Another chart success this week: Black Sabbath. Only this one was over four decades in the making. Ozzy Osbourne and his bandmates (less Bill Ward) debuted at #1 in both the U.S. and the U.K. The band only came close to this kind of success once before in 1971, but 13 is a record-breaker.

Bryan Ferry

In his 4 decade long career Bryan Ferry formed the hugely influential band Roxy Music, launched a successful solo career and became a style icon. Now, he's gone "jazz." He joins Jim and Greg to talk about his new album The Jazz Age, which features reinterpretations of his songs in a 1920’s  big band style. The album reunites Ferry with his Roxy co-founder Brian Eno, and despite previous creative differences, he says Eno pushed him to places he couldn't have gone on his own. Plus, Mr.

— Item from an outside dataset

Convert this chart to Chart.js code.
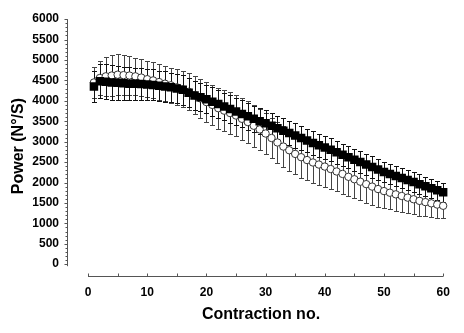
<!DOCTYPE html>
<html>
<head>
<meta charset="utf-8">
<script src="https://cdn.jsdelivr.net/npm/chart.js@4.4.1/dist/chart.umd.min.js"></script>
<style>
    html, body { margin: 0; padding: 0; background: #fff; }
    #wrap { width: 464px; height: 333px; position: relative; }
</style>
</head>
<body>
<div id="wrap"><canvas id="powerChart"></canvas></div>
<script>
const contractions = [
    1, 2, 3, 4, 5, 6, 7, 8, 9, 10, 11, 12, 13, 14, 15, 16, 17, 18, 19, 20,
    21, 22, 23, 24, 25, 26, 27, 28, 29, 30, 31, 32, 33, 34, 35, 36, 37, 38, 39, 40,
    41, 42, 43, 44, 45, 46, 47, 48, 49, 50, 51, 52, 53, 54, 55, 56, 57, 58, 59, 60
];

// filled squares
const powerFilled = [
    4350, 4480, 4470, 4450, 4440, 4430, 4420, 4420, 4410, 4400,
    4390, 4370, 4350, 4330, 4300, 4270, 4200, 4130, 4090, 4040,
    3980, 3920, 3860, 3800, 3740, 3680, 3620, 3560, 3500, 3450,
    3390, 3330, 3270, 3210, 3150, 3090, 3030, 2970, 2910, 2860,
    2800, 2740, 2680, 2620, 2560, 2500, 2440, 2380, 2320, 2260,
    2210, 2160, 2110, 2060, 2010, 1960, 1910, 1860, 1810, 1760
];
const sdFilled = [
    380, 420, 430, 420, 410, 400, 400, 390, 390, 380,
    380, 370, 370, 360, 360, 360, 350, 350, 350, 350,
    350, 340, 340, 340, 330, 330, 330, 320, 320, 320,
    310, 310, 310, 300, 300, 300, 290, 290, 290, 280,
    280, 280, 270, 270, 270, 260, 260, 260, 250, 250,
    250, 250, 240, 240, 240, 240, 230, 230, 230, 230
];

// open circles
const powerOpen = [
    4450, 4560, 4600, 4620, 4640, 4630, 4620, 4600, 4570, 4530,
    4500, 4460, 4420, 4380, 4330, 4280, 4220, 4140, 4060, 3970,
    3900, 3820, 3760, 3700, 3640, 3560, 3480, 3390, 3300, 3200,
    3090, 2980, 2880, 2790, 2700, 2620, 2550, 2490, 2440, 2390,
    2330, 2270, 2210, 2140, 2080, 2020, 1960, 1900, 1840, 1790,
    1750, 1710, 1670, 1630, 1590, 1550, 1520, 1490, 1460, 1430
];
const sdOpen = [
    380, 420, 480, 500, 500, 490, 470, 460, 450, 440,
    440, 430, 430, 430, 440, 440, 450, 460, 470, 480,
    490, 500, 500, 510, 510, 510, 510, 510, 500, 500,
    500, 500, 500, 500, 500, 500, 500, 500, 490, 490,
    490, 480, 480, 470, 470, 460, 450, 440, 430, 420,
    410, 400, 390, 380, 370, 360, 350, 340, 320, 300
];

const yTickValues = [0, 500, 1000, 1500, 2000, 2500, 3000, 3500, 4000, 4500, 5000, 5500, 6000];
const xTickValues = [0, 10, 20, 30, 40, 50, 60];

const toPoints = (vals) => vals.map((v, i) => ({ x: contractions[i], y: v }));

// error bars, drawn under the markers
const errorBars = {
    id: 'errorBars',
    beforeDatasetsDraw(chart) {
        const { ctx, scales: { x, y } } = chart;
        const sets = chart.data.datasets;
        for (let d = sets.length - 1; d >= 0; d--) {
            const ds = sets[d];
            ctx.save();
            ctx.strokeStyle = ds.errorColor;
            ctx.lineWidth = 1;
            ctx.beginPath();
            ds.data.forEach((pt, j) => {
                const px = Math.round(x.getPixelForValue(pt.x)) + 0.5;
                const top = Math.round(y.getPixelForValue(pt.y + ds.errors[j])) + 0.5;
                const bot = Math.round(y.getPixelForValue(pt.y - ds.errors[j])) + 0.5;
                ctx.moveTo(px, top); ctx.lineTo(px, bot);
                ctx.moveTo(px - 2.5, top); ctx.lineTo(px + 2.5, top);
                ctx.moveTo(px - 2.5, bot); ctx.lineTo(px + 2.5, bot);
            });
            ctx.stroke();
            ctx.restore();
        }
    }
};

// detached axis lines with minor ticks
const looseAxes = {
    id: 'looseAxes',
    afterDraw(chart) {
        const { ctx, chartArea, scales: { x, y } } = chart;
        ctx.save();
        ctx.strokeStyle = '#555';
        ctx.lineWidth = 1;
        ctx.beginPath();
        const ax = Math.round(chartArea.left) + 0.5;
        ctx.moveTo(ax, y.getPixelForValue(6000));
        ctx.lineTo(ax, y.getPixelForValue(0) + 2);
        for (let v = 0; v <= 6000; v += 100) {
            const py = Math.round(y.getPixelForValue(v)) + 0.5;
            ctx.moveTo(ax, py);
            ctx.lineTo(ax - (v % 500 === 0 ? 3 : 2), py);
        }
        const ay = Math.round(chartArea.bottom) - 0.5;
        ctx.moveTo(x.getPixelForValue(0), ay);
        ctx.lineTo(x.getPixelForValue(60), ay);
        for (let v = 0; v <= 60; v += 5) {
            const px = Math.round(x.getPixelForValue(v)) + 0.5;
            ctx.moveTo(px, ay);
            ctx.lineTo(px, ay - 3);
        }
        ctx.stroke();
        ctx.restore();
    }
};

new Chart(document.getElementById('powerChart'), {
    type: 'scatter',
    data: {
        datasets: [
            {
                label: 'filled',
                data: toPoints(powerFilled),
                errors: sdFilled,
                errorColor: '#111',
                pointStyle: 'rect',
                pointRadius: 6,
                backgroundColor: '#000',
                borderColor: '#000',
                borderWidth: 0
            },
            {
                label: 'open',
                data: toPoints(powerOpen),
                errors: sdOpen,
                errorColor: '#444',
                pointStyle: 'circle',
                pointRadius: 3.7,
                backgroundColor: '#fff',
                borderColor: '#333',
                borderWidth: 1
            }
        ]
    },
    options: {
        responsive: true,
        maintainAspectRatio: false,
        animation: false,
        layout: { padding: { left: 0, top: 12, right: 9, bottom: 0 } },
        plugins: { legend: { display: false }, tooltip: { enabled: false } },
        scales: {
            x: {
                type: 'linear',
                min: -3.55,
                max: 62,
                grid: { display: false, drawTicks: false },
                border: { display: false },
                afterBuildTicks: (axis) => { axis.ticks = xTickValues.map(v => ({ value: v })); },
                afterFit: (axis) => { axis.height = 56; },
                ticks: {
                    autoSkip: false,
                    maxRotation: 0,
                    padding: 8,
                    color: '#000',
                    callback: (v) => String(v),
                    font: { family: 'Liberation Sans', size: 12, weight: 'bold' }
                },
                title: {
                    display: true,
                    text: 'Contraction no.',
                    color: '#000',
                    padding: 9,
                    font: { family: 'Liberation Sans', size: 16, weight: 'bold' }
                }
            },
            y: {
                min: -314,
                max: 6097,
                grid: { display: false, drawTicks: false },
                border: { display: false },
                afterBuildTicks: (axis) => { axis.ticks = yTickValues.map(v => ({ value: v })); },
                afterFit: (axis) => { axis.width = 67; },
                ticks: {
                    autoSkip: false,
                    padding: 8,
                    color: '#000',
                    callback: (v) => String(v),
                    font: { family: 'Liberation Sans', size: 12, weight: 'bold' }
                },
                title: {
                    display: true,
                    text: 'Power (N°/S)',
                    color: '#000',
                    padding: 9,
                    font: { family: 'Liberation Sans', size: 16, weight: 'bold' }
                }
            }
        }
    },
    plugins: [errorBars, looseAxes]
});
</script>
</body>
</html>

Eno has even stated that the Roxy album released after he left is the band's best.

Yeezus Kanye West

Yeezus

For the past decade, Kanye West has been the dominant force in hip-hop - maybe even all of pop, Jim says. And this week he came out with album no. six, Yeezus. West's last solo record, 2010's My Beautiful Dark Twisted Fantasy, featured rich, radio-friendly production. On Yeezus, West has scaled back the lushness, if not the egomania. Greg says he hears everything from Chicago  drill music to industrial influences on this "brutally minimalist" record. Forget the radio audience - Yeezus is about Kanye and his anger. Thematically, that means lots of songs about freedom and control, Greg says, and West's perception that, for all his sucgicess, he is still being denied a place at the "big boy table" where his fellow business and media moguls sit. Potent stuff, but West's downfall, both Jim and Greg agree, is the sloppily racist and misogynistic lyrics he relies. On the basis of the music alone, Jim says, Yeezus is a Buy it, but the lyrics are trash. Yeezus gets a double Try It.

Greg

Kanye's mixed success on Yeezus gets Greg thinking about West's creative predecessors, and an artist who did anger-filled "industrial rap" even better. Saul Williams' 2004 self-titled album merged aggressive, minimalist, production with anger-filled rap in a way that got industrial music heavyweights like NIN's Trent Reznor to pay attention. (Reznor later produced an album for Williams.) Greg plays "List of Demands" for his Desert Island Jukebox as an example of what Yeezus could have been.